# [Directive]
Output the full listing below exactly as it reads, and skip anything that is a picture.

-------- Recorded information --------

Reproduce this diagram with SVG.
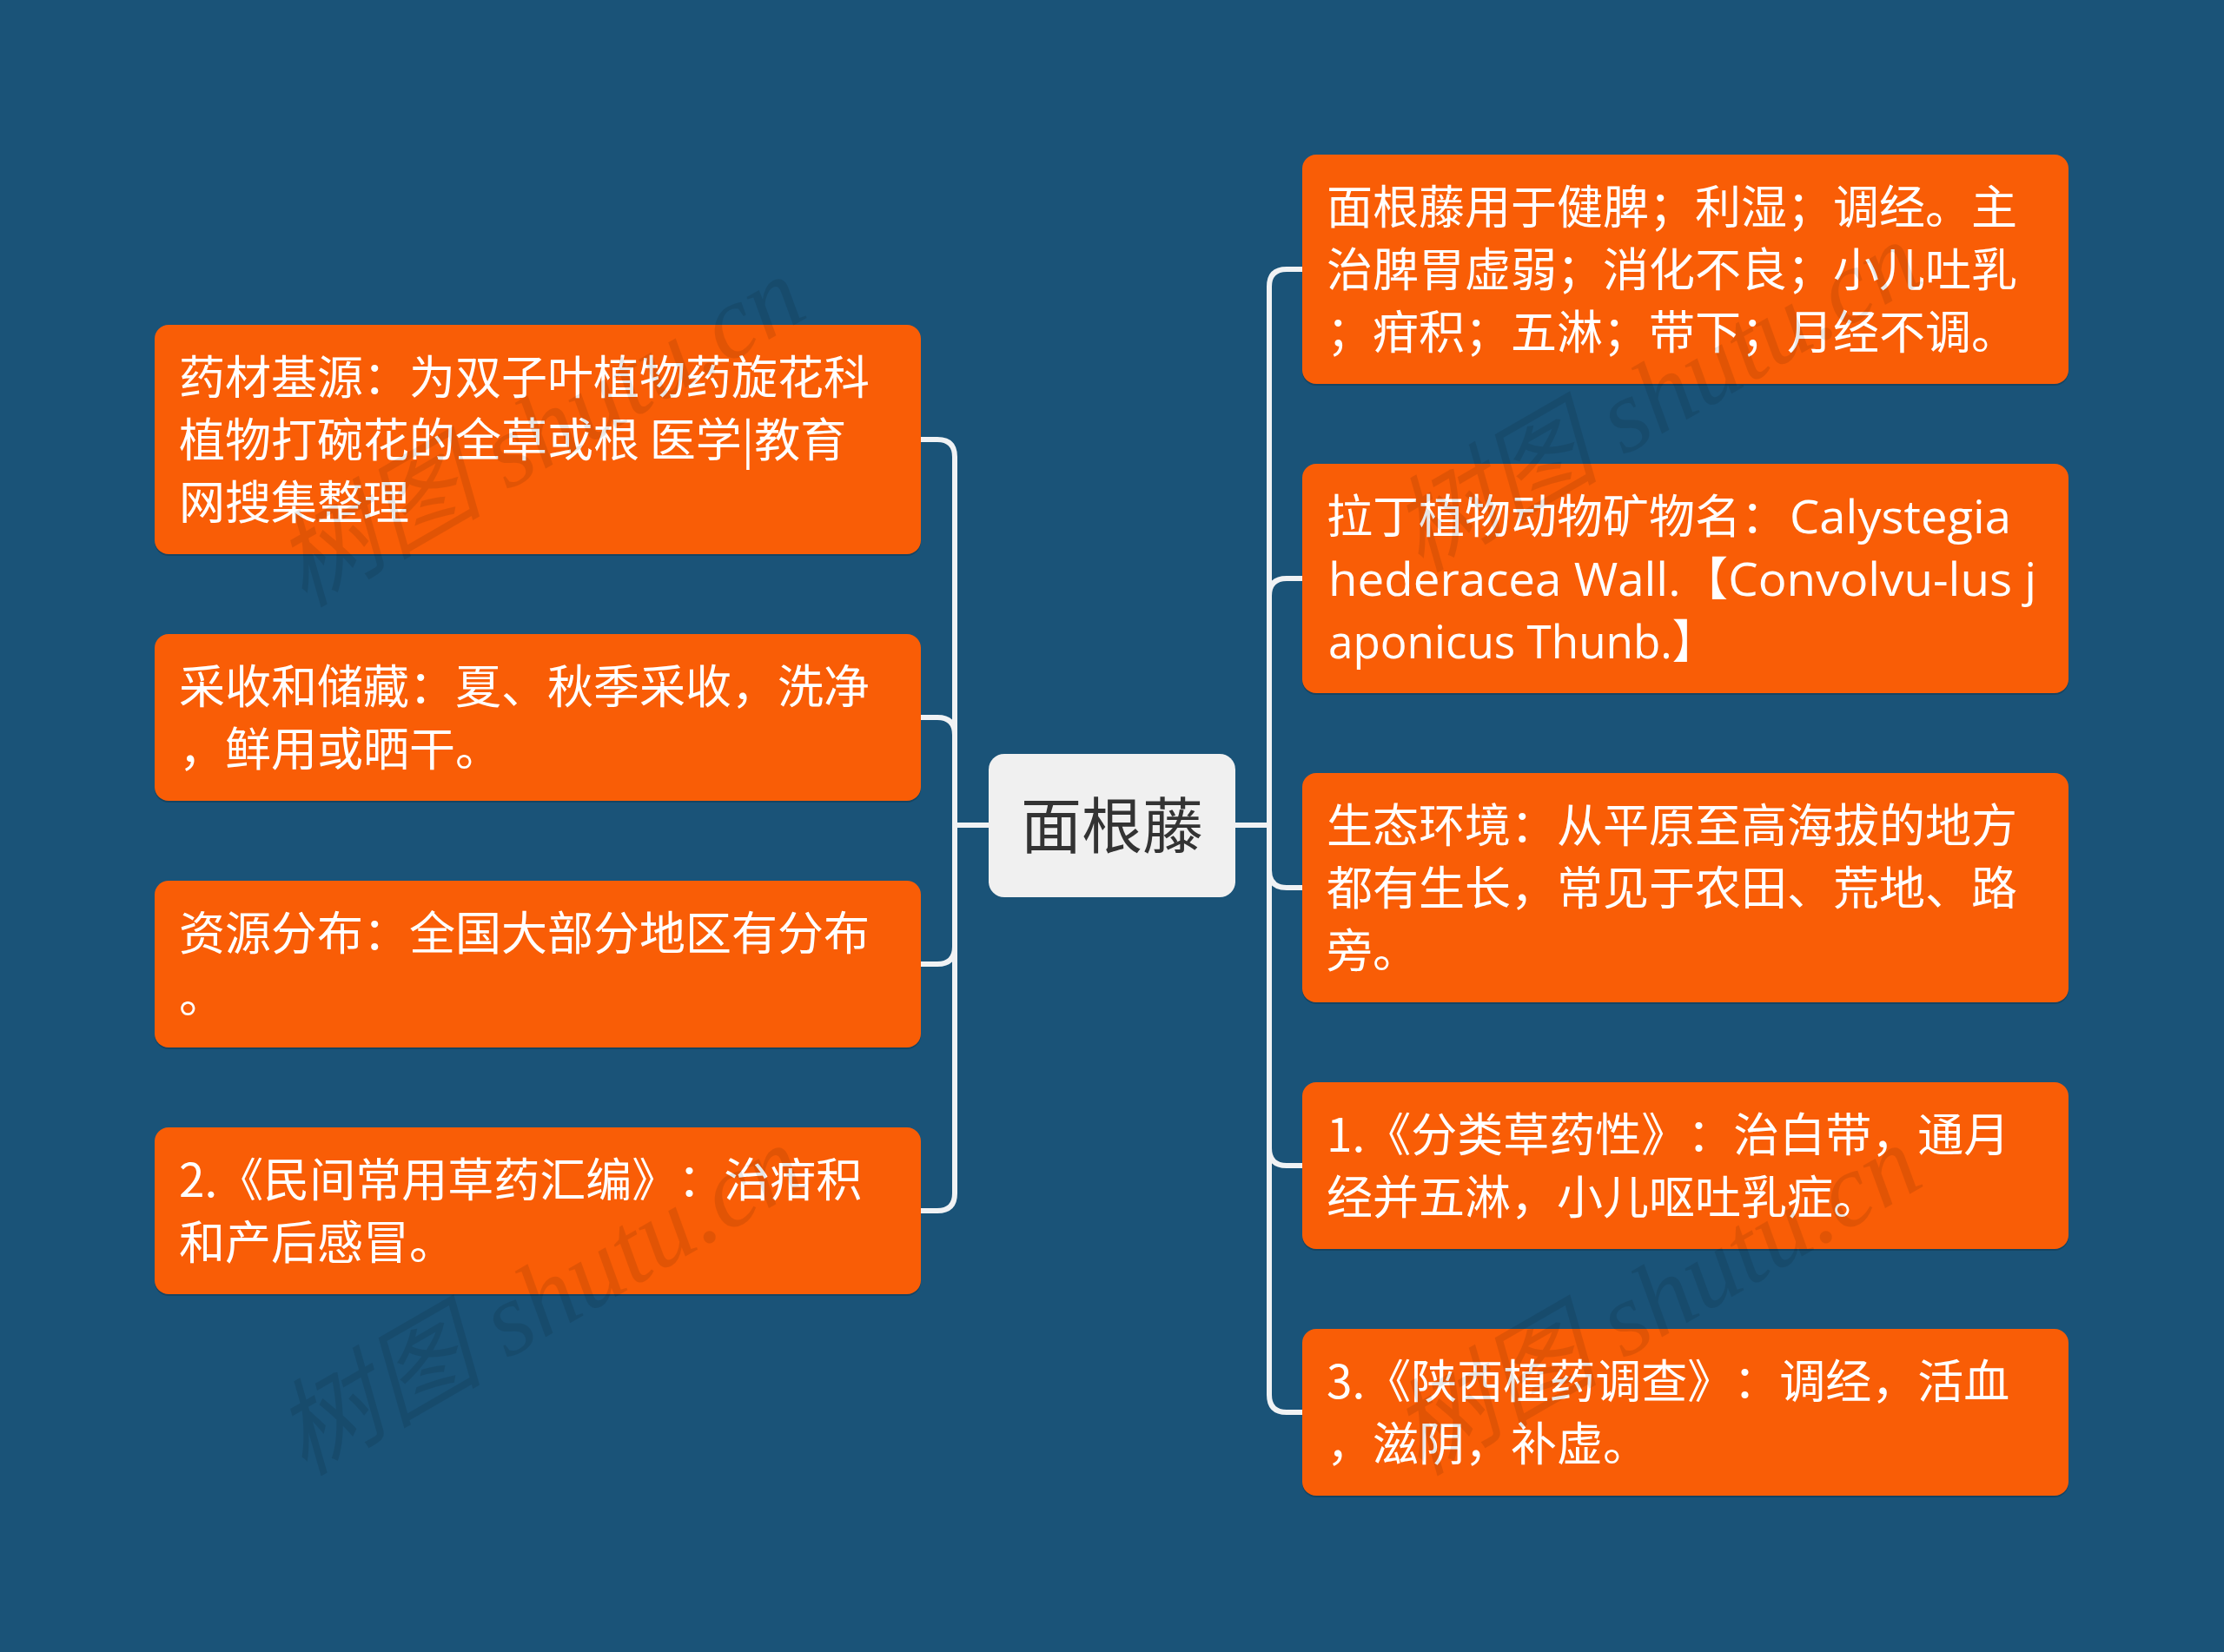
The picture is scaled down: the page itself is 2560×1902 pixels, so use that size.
<svg xmlns="http://www.w3.org/2000/svg" width="2560" height="1902" viewBox="0 0 2560 1902">
<style>
.bg{fill:#1a5378}
.node rect.box{fill:#f95d06}
.node rect.sh{fill:#000;opacity:0.18}
.t{font-family:"Noto Sans CJK SC","Noto Sans",sans-serif;font-size:53px;fill:#ffffff;text-spacing-trim:space-all}
.lat{font-family:"Open Sans","Noto Sans CJK SC",sans-serif}
.conn path{fill:none;stroke:#f0f2f4;stroke-width:6;stroke-linecap:round}
.wm{font-family:"Liberation Serif","Noto Sans CJK SC",serif;font-style:italic;font-size:120px;fill:#000;opacity:0.09}
</style>
<rect class="bg" x="0" y="0" width="2560" height="1902"/>
<g class="conn" id="connectors">
<path d="M1138 950 H1099 V526 Q1099 506 1079 506 H1060"/>
<path d="M1138 950 H1099 V846 Q1099 826 1079 826 H1060"/>
<path d="M1138 950 H1099 V1090 Q1099 1110 1079 1110 H1060"/>
<path d="M1138 950 H1099 V1374 Q1099 1394 1079 1394 H1060"/>
<path d="M1422 950 H1461 V330 Q1461 310 1481 310 H1499"/>
<path d="M1422 950 H1461 V686 Q1461 666 1481 666 H1499"/>
<path d="M1422 950 H1461 V1002 Q1461 1022 1481 1022 H1499"/>
<path d="M1422 950 H1461 V1322 Q1461 1342 1481 1342 H1499"/>
<path d="M1422 950 H1461 V1606 Q1461 1626 1481 1626 H1499"/>
</g>
<g id="center" class="node">
<rect x="1138" y="868" width="284" height="165" rx="18" fill="#f0f0f0"/>
<text x="1280" y="977" text-anchor="middle" style="font-family:'Noto Sans CJK SC','Noto Sans',sans-serif;font-size:70px;fill:#333333">面根藤</text>
</g>
<g id="l1" class="node">
<rect class="sh" x="178" y="376" width="882" height="264" rx="16"/>
<rect class="box" x="178" y="374" width="882" height="264" rx="16"/>
<text class="t" x="206" y="454">药材基源：为双子叶植物药旋花科</text>
<text class="t" x="206" y="526">植物打碗花的全草或根 医学|教育</text>
<text class="t" x="206" y="598">网搜集整理</text>
</g>
<g id="l2" class="node">
<rect class="sh" x="178" y="732" width="882" height="192" rx="16"/>
<rect class="box" x="178" y="730" width="882" height="192" rx="16"/>
<text class="t" x="206" y="810">采收和储藏：夏、秋季采收，洗净</text>
<text class="t" x="206" y="882">，鲜用或晒干。</text>
</g>
<g id="l3" class="node">
<rect class="sh" x="178" y="1016" width="882" height="192" rx="16"/>
<rect class="box" x="178" y="1014" width="882" height="192" rx="16"/>
<text class="t" x="206" y="1094">资源分布：全国大部分地区有分布</text>
<text class="t" x="206" y="1166">。</text>
</g>
<g id="l4" class="node">
<rect class="sh" x="178" y="1300" width="882" height="192" rx="16"/>
<rect class="box" x="178" y="1298" width="882" height="192" rx="16"/>
<text class="t" x="206" y="1378">2.《民间常用草药汇编》：治疳积</text>
<text class="t" x="206" y="1450">和产后感冒。</text>
</g>
<g id="r1" class="node">
<rect class="sh" x="1499" y="180" width="882" height="264" rx="16"/>
<rect class="box" x="1499" y="178" width="882" height="264" rx="16"/>
<text class="t" x="1527" y="258">面根藤用于健脾；利湿；调经。主</text>
<text class="t" x="1527" y="330">治脾胃虚弱；消化不良；小儿吐乳</text>
<text class="t" x="1527" y="402">；疳积；五淋；带下；月经不调。</text>
</g>
<g id="r2" class="node">
<rect class="sh" x="1499" y="536" width="882" height="264" rx="16"/>
<rect class="box" x="1499" y="534" width="882" height="264" rx="16"/>
<text class="t" x="1527" y="614">拉丁植物动物矿物名：<tspan class="lat" x="2060" textLength="255" lengthAdjust="spacingAndGlyphs">Calystegia</tspan></text>
<text class="t lat" x="1529" y="686" textLength="815" lengthAdjust="spacingAndGlyphs">hederacea Wall.【Convolvu-lus j</text>
<text class="t lat" x="1529" y="758" textLength="447" lengthAdjust="spacingAndGlyphs">aponicus Thunb.】</text>
</g>
<g id="r3" class="node">
<rect class="sh" x="1499" y="892" width="882" height="264" rx="16"/>
<rect class="box" x="1499" y="890" width="882" height="264" rx="16"/>
<text class="t" x="1527" y="970">生态环境：从平原至高海拔的地方</text>
<text class="t" x="1527" y="1042">都有生长，常见于农田、荒地、路</text>
<text class="t" x="1527" y="1114">旁。</text>
</g>
<g id="r4" class="node">
<rect class="sh" x="1499" y="1248" width="882" height="192" rx="16"/>
<rect class="box" x="1499" y="1246" width="882" height="192" rx="16"/>
<text class="t" x="1527" y="1326">1.《分类草药性》：治白带，通月</text>
<text class="t" x="1527" y="1398">经并五淋，小儿呕吐乳症。</text>
</g>
<g id="r5" class="node">
<rect class="sh" x="1499" y="1532" width="882" height="192" rx="16"/>
<rect class="box" x="1499" y="1530" width="882" height="192" rx="16"/>
<text class="t" x="1527" y="1610">3.《陕西植药调查》：调经，活血</text>
<text class="t" x="1527" y="1682">，滋阴，补虚。</text>
</g>
<g id="watermarks">
<text class="wm" transform="translate(350 700) rotate(-30)">树图 shutu.cn</text>
<text class="wm" transform="translate(350 1700) rotate(-30)">树图 shutu.cn</text>
<text class="wm" transform="translate(1635 660) rotate(-30)">树图 shutu.cn</text>
<text class="wm" transform="translate(1635 1700) rotate(-30)">树图 shutu.cn</text>
</g>
</svg>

--------

# [Answer to the problem]
Reproduce this diagram with SVG.
The picture is scaled down: the page itself is 2560×1902 pixels, so use that size.
<svg xmlns="http://www.w3.org/2000/svg" width="2560" height="1902" viewBox="0 0 2560 1902">
<style>
.bg{fill:#1a5378}
.node rect.box{fill:#f95d06}
.node rect.sh{fill:#000;opacity:0.18}
.t{font-family:"Noto Sans CJK SC","Noto Sans",sans-serif;font-size:53px;fill:#ffffff;text-spacing-trim:space-all}
.lat{font-family:"Open Sans","Noto Sans CJK SC",sans-serif}
.conn path{fill:none;stroke:#f0f2f4;stroke-width:6;stroke-linecap:round}
.wm{font-family:"Liberation Serif","Noto Sans CJK SC",serif;font-style:italic;font-size:120px;fill:#000;opacity:0.09}
</style>
<rect class="bg" x="0" y="0" width="2560" height="1902"/>
<g class="conn" id="connectors">
<path d="M1138 950 H1099 V526 Q1099 506 1079 506 H1060"/>
<path d="M1138 950 H1099 V846 Q1099 826 1079 826 H1060"/>
<path d="M1138 950 H1099 V1090 Q1099 1110 1079 1110 H1060"/>
<path d="M1138 950 H1099 V1374 Q1099 1394 1079 1394 H1060"/>
<path d="M1422 950 H1461 V330 Q1461 310 1481 310 H1499"/>
<path d="M1422 950 H1461 V686 Q1461 666 1481 666 H1499"/>
<path d="M1422 950 H1461 V1002 Q1461 1022 1481 1022 H1499"/>
<path d="M1422 950 H1461 V1322 Q1461 1342 1481 1342 H1499"/>
<path d="M1422 950 H1461 V1606 Q1461 1626 1481 1626 H1499"/>
</g>
<g id="center" class="node">
<rect x="1138" y="868" width="284" height="165" rx="18" fill="#f0f0f0"/>
<text x="1280" y="977" text-anchor="middle" style="font-family:'Noto Sans CJK SC','Noto Sans',sans-serif;font-size:70px;fill:#333333">面根藤</text>
</g>
<g id="l1" class="node">
<rect class="sh" x="178" y="376" width="882" height="264" rx="16"/>
<rect class="box" x="178" y="374" width="882" height="264" rx="16"/>
<text class="t" x="206" y="454">药材基源：为双子叶植物药旋花科</text>
<text class="t" x="206" y="526">植物打碗花的全草或根 医学|教育</text>
<text class="t" x="206" y="598">网搜集整理</text>
</g>
<g id="l2" class="node">
<rect class="sh" x="178" y="732" width="882" height="192" rx="16"/>
<rect class="box" x="178" y="730" width="882" height="192" rx="16"/>
<text class="t" x="206" y="810">采收和储藏：夏、秋季采收，洗净</text>
<text class="t" x="206" y="882">，鲜用或晒干。</text>
</g>
<g id="l3" class="node">
<rect class="sh" x="178" y="1016" width="882" height="192" rx="16"/>
<rect class="box" x="178" y="1014" width="882" height="192" rx="16"/>
<text class="t" x="206" y="1094">资源分布：全国大部分地区有分布</text>
<text class="t" x="206" y="1166">。</text>
</g>
<g id="l4" class="node">
<rect class="sh" x="178" y="1300" width="882" height="192" rx="16"/>
<rect class="box" x="178" y="1298" width="882" height="192" rx="16"/>
<text class="t" x="206" y="1378">2.《民间常用草药汇编》：治疳积</text>
<text class="t" x="206" y="1450">和产后感冒。</text>
</g>
<g id="r1" class="node">
<rect class="sh" x="1499" y="180" width="882" height="264" rx="16"/>
<rect class="box" x="1499" y="178" width="882" height="264" rx="16"/>
<text class="t" x="1527" y="258">面根藤用于健脾；利湿；调经。主</text>
<text class="t" x="1527" y="330">治脾胃虚弱；消化不良；小儿吐乳</text>
<text class="t" x="1527" y="402">；疳积；五淋；带下；月经不调。</text>
</g>
<g id="r2" class="node">
<rect class="sh" x="1499" y="536" width="882" height="264" rx="16"/>
<rect class="box" x="1499" y="534" width="882" height="264" rx="16"/>
<text class="t" x="1527" y="614">拉丁植物动物矿物名：<tspan class="lat" x="2060" textLength="255" lengthAdjust="spacingAndGlyphs">Calystegia</tspan></text>
<text class="t lat" x="1529" y="686" textLength="815" lengthAdjust="spacingAndGlyphs">hederacea Wall.【Convolvu-lus j</text>
<text class="t lat" x="1529" y="758" textLength="447" lengthAdjust="spacingAndGlyphs">aponicus Thunb.】</text>
</g>
<g id="r3" class="node">
<rect class="sh" x="1499" y="892" width="882" height="264" rx="16"/>
<rect class="box" x="1499" y="890" width="882" height="264" rx="16"/>
<text class="t" x="1527" y="970">生态环境：从平原至高海拔的地方</text>
<text class="t" x="1527" y="1042">都有生长，常见于农田、荒地、路</text>
<text class="t" x="1527" y="1114">旁。</text>
</g>
<g id="r4" class="node">
<rect class="sh" x="1499" y="1248" width="882" height="192" rx="16"/>
<rect class="box" x="1499" y="1246" width="882" height="192" rx="16"/>
<text class="t" x="1527" y="1326">1.《分类草药性》：治白带，通月</text>
<text class="t" x="1527" y="1398">经并五淋，小儿呕吐乳症。</text>
</g>
<g id="r5" class="node">
<rect class="sh" x="1499" y="1532" width="882" height="192" rx="16"/>
<rect class="box" x="1499" y="1530" width="882" height="192" rx="16"/>
<text class="t" x="1527" y="1610">3.《陕西植药调查》：调经，活血</text>
<text class="t" x="1527" y="1682">，滋阴，补虚。</text>
</g>
<g id="watermarks">
<text class="wm" transform="translate(350 700) rotate(-30)">树图 shutu.cn</text>
<text class="wm" transform="translate(350 1700) rotate(-30)">树图 shutu.cn</text>
<text class="wm" transform="translate(1635 660) rotate(-30)">树图 shutu.cn</text>
<text class="wm" transform="translate(1635 1700) rotate(-30)">树图 shutu.cn</text>
</g>
</svg>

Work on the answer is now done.